OOMPA

Object-Oriented Microarray and Proteomic Analysis

Note: As of 20 Novmeber 2008, OOMPA has been upgraded to work with R 2.8.0.

Beginning with this release, we have (finally) set up a repository of R code. In order to install the latest-and-greatest versions, you simply fire up your local version of R and use the command

install.packages(repos="http://bioinformatics.mdanderson.org/OOMPA")

Source code and windows binaries are available. If someone wants to volunteer to put Macintosh binaries together, we will post those as well.

Descriptions, and Older Versions

All binary packages on this page were compiled on a machine running version 2.5.0, so they will not work with earlier versions. Minor enhancements were made to most of the packages. Major changes were made to the TailRank package, both to make the function naming conventions consistent with other packages (internal capitalization instead of periods to separate words) and to implement a new algorithm relying on a different distributional model. Read the vignettes in the online help to get more information.

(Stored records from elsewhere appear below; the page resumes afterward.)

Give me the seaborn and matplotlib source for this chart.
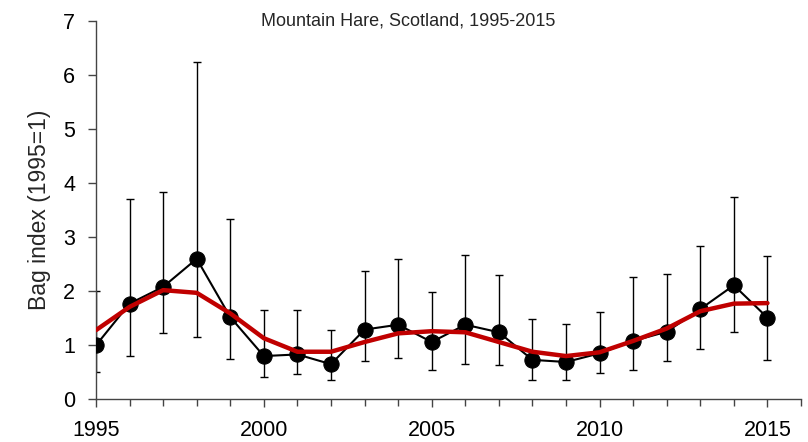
import numpy as np
import pandas as pd
import matplotlib
matplotlib.use("Agg")
import matplotlib.pyplot as plt
import seaborn as sns
from matplotlib.ticker import MultipleLocator

years = list(range(1995, 2016))
index_vals = [1.00, 1.77, 2.08, 2.60, 1.52, 0.80, 0.83, 0.65, 1.29, 1.38, 1.06,
              1.38, 1.24, 0.73, 0.69, 0.85, 1.08, 1.25, 1.67, 2.11, 1.51]
lower_ci = [0.51, 0.80, 1.23, 1.15, 0.74, 0.41, 0.47, 0.36, 0.70, 0.76, 0.54,
            0.66, 0.63, 0.36, 0.36, 0.48, 0.54, 0.71, 0.93, 1.25, 0.73]
upper_ci = [2.00, 3.70, 3.83, 6.24, 3.34, 1.65, 1.65, 1.28, 2.37, 2.59, 1.99,
            2.67, 2.30, 1.49, 1.40, 1.61, 2.26, 2.31, 2.84, 3.75, 2.66]
smoothed = [1.28, 1.71, 2.02, 1.97, 1.59, 1.13, 0.88, 0.88, 1.06, 1.22, 1.26,
            1.24, 1.06, 0.88, 0.80, 0.87, 1.08, 1.31, 1.63, 1.77, 1.78]

df = pd.DataFrame({"year": years, "index": index_vals, "lo": lower_ci,
                   "hi": upper_ci, "smooth": smoothed})

sns.set_theme(style="white")
plt.rcParams["font.family"] = ["Liberation Sans", "DejaVu Sans"]

fig = plt.figure(figsize=(8.08, 4.42), dpi=100)
ax = fig.add_axes([96 / 808, 1 - 399.3 / 442, (801 - 96) / 808, (399.3 - 21) / 442])

ax.errorbar(df["year"], df["index"],
            yerr=[df["index"] - df["lo"], df["hi"] - df["index"]],
            fmt="none", ecolor="black", elinewidth=1.0, capsize=3.2, capthick=1.0, zorder=2)
sns.lineplot(data=df, x="year", y="index", ax=ax, color="black", linewidth=1.5,
             marker="o", markersize=11, markeredgecolor="black", zorder=3)
sns.lineplot(data=df, x="year", y="smooth", ax=ax, color="#C00000", linewidth=3.2, zorder=4)

ax.set_xlim(1995, 2016)
ax.set_ylim(0, 7)
ax.xaxis.set_minor_locator(MultipleLocator(1))
ax.yaxis.set_major_locator(MultipleLocator(1))
ax.set_xticks([1995, 2000, 2005, 2010, 2015])
ax.tick_params(axis="both", which="major", direction="out", length=6, width=1,
               color="#444444", labelsize=15.5, labelcolor="black", bottom=True, left=True)
ax.tick_params(axis="x", which="minor", direction="out", length=5, width=1,
               color="#444444", bottom=True)
ax.tick_params(axis="x", which="major", pad=9)
ax.tick_params(axis="y", which="major", pad=9)
for side in ["top", "right"]:
    ax.spines[side].set_visible(False)
for side in ["left", "bottom"]:
    ax.spines[side].set_color("#444444")
    ax.spines[side].set_linewidth(1)

ax.set_xlabel("")
ax.set_ylabel("Bag index (1995=1)", fontsize=16.5, labelpad=9)
fig.text(0.505, 0.953, "Mountain Hare, Scotland, 1995-2015", ha="center", va="center", fontsize=13)

fig.savefig("out.png", dpi=100)
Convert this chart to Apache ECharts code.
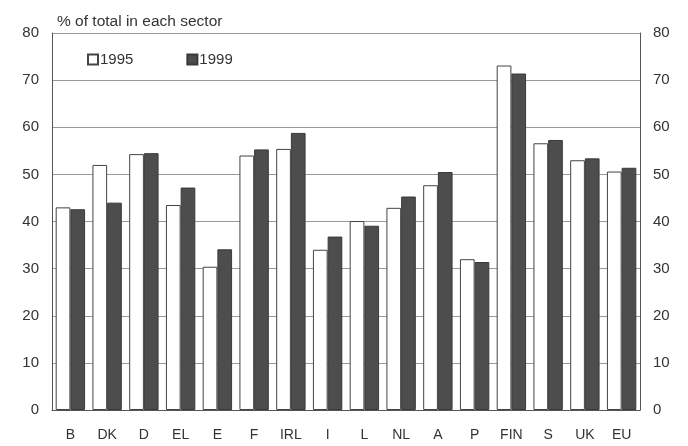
<!DOCTYPE html>
<html><head><meta charset="utf-8">
<script src="https://cdn.jsdelivr.net/npm/echarts@6/dist/echarts.min.js"></script>
<style>html,body{margin:0;padding:0;background:#fff}#c{width:688px;height:446px}</style>
</head><body><div id="c"></div>
<script>
var categories = ['B','DK','D','EL','E','F','IRL','I','L','NL','A','P','FIN','S','UK','EU'];
var values1995 = [43.0,52.0,54.3,43.5,30.4,54.0,55.4,34.0,40.1,42.9,47.7,32.0,73.1,56.6,53.0,50.6];
var values1999 = [42.6,44.0,54.5,47.2,34.1,55.3,58.8,36.8,39.1,45.3,50.5,31.4,71.4,57.3,53.4,51.4];
var yTicks = [0,10,20,30,40,50,60,70,80];
var font = '"Liberation Sans", Arial, sans-serif';
var chart = echarts.init(document.getElementById('c'));
var yBase = {
  type:'value', min:yTicks[0], max:yTicks[yTicks.length-1], interval:10,
  axisLine:{show:true, lineStyle:{color:'#555', width:1}},
  axisTick:{show:false},
  axisLabel:{color:'#333', fontSize:15, fontFamily:font, margin:13}
};
chart.setOption({
  animation:false,
  backgroundColor:'#fff',
  title:{text:'% of total in each sector', left:52, top:9,
    textStyle:{fontSize:15.5, fontWeight:'normal', color:'#333', fontFamily:font}},
  legend:{
    data:['1995','1999'], left:82, top:47, itemWidth:10, itemHeight:10, itemGap:53,
    textStyle:{fontSize:15, color:'#333', fontFamily:font, padding:[0,0,0,-3]},
    icon:'rect'
  },
  grid:{left:52, right:48, top:33, bottom:36},
  xAxis:{
    type:'category', data:categories,
    axisLine:{show:true, lineStyle:{color:'#555'}},
    axisTick:{show:false},
    axisLabel:{color:'#333', fontSize:14, fontFamily:font, margin:18, interval:0}
  },
  yAxis:[
    Object.assign({}, yBase, {position:'left', splitLine:{show:true, lineStyle:{color:'#999', width:1}}}),
    Object.assign({}, yBase, {position:'right', splitLine:{show:false}})
  ],
  series:[
    {name:'1995', type:'bar', data:values1995, barWidth:'40%', barGap:'0%',
     itemStyle:{color:'#fff', borderColor:'#444', borderWidth:1}},
    {name:'1999', type:'bar', data:values1999, barWidth:'40%', barGap:'0%',
     itemStyle:{color:'#4d4d4d', borderColor:'#3a3a3a', borderWidth:1}}
  ]
});
</script></body></html>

For older versions, see the archive.

OOMPA is a suite of R libraries for the analysis of gene expression (RNA) microarray data and of proteomics profiling mass spectrometry data. OOMPA uses S4 classes to construct object-oriented tools with a consistent user interface. All higher level analysis tools in OOMPA work with the expressionSet classes defined in BioConductor. The lower level processing tools offer an alternative to parts of BioConductor, but can also be used to enhance the existing BioConductor packages.

The packages included in the current release (OOMPA 2.5) are

oompaBase
Class unions and generic functions for OOMPA.
PreProcess
Basic functions for microarray pre-preprocessing, including objects that remember their history.
ClassComparison
Classes and methods for "class comparison" problems using microarray or proteomics data, including tests of differential expression.
ClassDiscovery
Classes and methods for "class discovery" with microarray or proteomics data.
TailRank
Implements the tail-rank statistic for selecting biomarkers from a microarray data set, an efficient nonparametric test focused on the distributional tails.
SuperCurve
Classes and methods for analyzing reverse-phase protein arrays (RPPA), where each sample is spotted on the slide in a dilution series and then assayed to determine the expression levels of specific forms of proteins.

The OOMPA suite of R libraries is the successor to the earlier Object-Oriented Microarray Analysis Library (OOMAL), which was originally written for S-Plus 2000. The incorporation of routines to analyze proteomics profiling data in addition to gene expression microarray data prompted a name change. (It also inspired our new icon. It suggests some possibilities for theme music, but we're pretty sure we don't want to go there.)


Picture of a tuba

oompaBase

Contains definitions that are needed in order for other packages to load properly. Some definitions (like class unions) must be visible before loading a package that uses them, and cannot be defined in the same package.

PreProcess

Preliminary library for low-level preprocessing of microarray data. Provides tools for using consistent color schemes in diagnostic and other plots. Also defines the Processor and Pipeline classes used so objects can maintain a history of how they were produced.

ClassComparison

The ClassComparison library provides tools to perform "class comparison" analyses of microarray or proteomics data. Class comparison problems start with two or more known groups of samples, and ask the analyst to find genes or proteins that are different in some way between the two groups. Methods implemented in this release include

  • Two-sample t-test
  • Fixed-effects linear models with ANOVA
  • Beta-uniform mixture (BUM) model to account for multiple testing by controlling the false discovery rate (FDR).
  • Wilcoxon rank-sum test with empirical Bayes
  • Signficance Analysis of Microarrays (SAM)
  • Total Number of Misclassification (TNoM)
  • Dudoit's adjustment of p-values to control the family-wise error rate (FWER)
  • Smooth t-test

Online help, manuals, source, and binary libraries are available.

ClassDiscovery

The ClassDiscovery library provides tools to perform "class discovery" analyses of microarray or proteomics data. Class discovery methods perform unsupervised analyses to try to "learn" or "discover" group structure in the data. Methods implemented in this release include

  • Nonparametric bootstrap to test the significance of clusters
  • Parametric bootstrap with gaussian noise to test the significance of clusters
  • Principal components analysis of the biological samples
  • Mosiac plots (i.e., the red-green two-way hierarchical clustering plots introduced into the microarray world by Mike Eisen)
  • PCANOVA, which provides an "analysis of variance" inspired method thatb uses principal components to test whether putative group structures are really present in the data

Online help, manuals, source, and binary libraries are available.

TailRank

The Tail Rank test is a new method we have developed for finding biomarkers in microarray or proteomics data sets. The method is essentially non-parametric, focusing on the tails of the distributions in the two classes being compared. The method allows analysts to perform realistic sample size and power computations.

SuperCurve

SuperCurve is a package we have developed to analyze reverse-phase protein arrays. The package includes routines to load raw data files quantified by MicroVigene, to fit a four-parameter joint logistic model in order to estimate protein concentrations, along with methods to assess the quality of the fit.